媒染で特に気をつけないといけないことは媒染剤のなかには銅、クロムなどの有害な重金属を含むものがあることです。気をつけましょう。JOCAの認証基準では銅、クロムなど含まない媒染剤のみが使用可能となっています。

カチオン化剤
カチオン化処理剤という染色前に綿の分子にカチオン基を付ける加工剤が売られています。これを使うと染めるのが難しかった植物染料が媒染剤なしでよく染まり、色も大変濃くなります。便利に使いたいところですが、実は有害の可能性が大変高く絶対使ってはいけません。このカチオン基は第4級アンモニューム塩という大変生理作用の高いものです。
JOCAの認証基準でも禁止項目となっています。

薬にもなる草木染料
数多くの植物染料が入手可能ですがその大部分が薬としても使われています。 染色成分の多くは生理作用がありこの点は気をつけておかねばなりません。 天然のものがすべて無害とはいえません。 毒にも薬にもなります。GOTSの新基準V.3では天然染料も合成染料同様有害性の検証が必要になるそうです。

天然藍と合成藍
古くからブルーに染めるために藍草が使われてきました ジャパンブルーの名で有名です。
実は藍は複数の植物からとることができます 印度など広い範囲で印度藍(コマツナギ科)、四国は蓼藍(タデ科)、欧州ではウォード(アブラナ科)、沖縄は琉球藍(キツネノアゴ科)など別の種類の植物がつかわれているのは驚きです。
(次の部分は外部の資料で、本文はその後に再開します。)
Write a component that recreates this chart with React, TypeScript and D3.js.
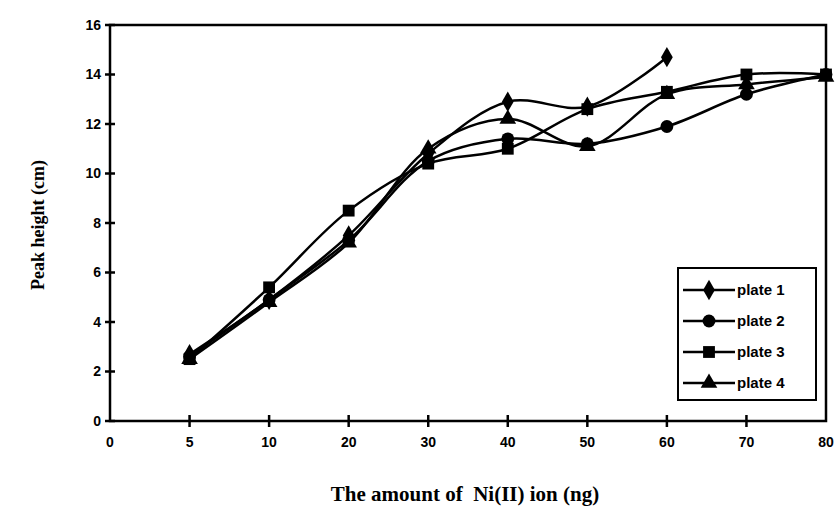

これらの植物からとられた藍はいずれも化学構造が同じインディゴです。 1880年ドイツ人のバイヤーがインディゴの合成に成功し、1883年その化学構造を確定した結果、今ではほとんどすべてが合成品になっていて化学構造上もまったく同じものです。今でも一部のこだわりのある人はあえて高価な天然品を工房で使っているようです
合成品は含有率が一定であるため工場生産には便利ですが、天然品は染料の含有率が都度変動するため色を見ながらの調整が不可欠になります。

藍で染色する
藍草は収穫後乾燥、醗酵によって葉に含まれているインデカンがインディゴに変化します。 この黒い粒状のものがスクモでスクモをつき固めたものが藍玉です。
スクモは木灰、石灰、ふすまと共に醗酵させるとインディゴが還元されて水溶性となりよく染るようになります。この還元により水溶性で可染にすることを「建てる」といいます。甕の中に仕込んで作業が行われます、当然気温により醗酵還元が左右され場合よっては火で暖めたりもしますが、微妙な作業になります。うまく「建てる」が染めの品質に大きく影響します。「紺屋の明後日」という言葉をお聞きの方も多いとおもいますが、明日はうまく建つことを期待して納期をあさってと約束しても、うまく建たず納期が守れない。天然醗酵のしわざで仕方ないことですが、納期不在で関係者の皆さんさぞ困ったことでしょうね。
工業的には合成藍(インディゴ)は合成還元剤で簡単に「建てる」ことができます。
「天然藍」「醗酵建」にこだわって生産される方がおられますが大変難しい作業です。
藍は木綿、絹などによく染まります。染色した後絞ってから空気に当てると還元されて暗赤紫色だった染料が酸化され青色が現れます。1回の染色ではあまり濃色になりませんので数回繰返し望む色にします。
インディゴは鉄媒染と併用して泥染めにするなどの応用例もあります。

植物染料はすべて安全か
インターネットで”植物染料”などで検索すると数多くの植物染料が出てきます。
植物染料の多くが生薬として使われています。 「毒にも薬にも」の言葉がありますね。
媒染剤を含めて有害性には気をつけましょう。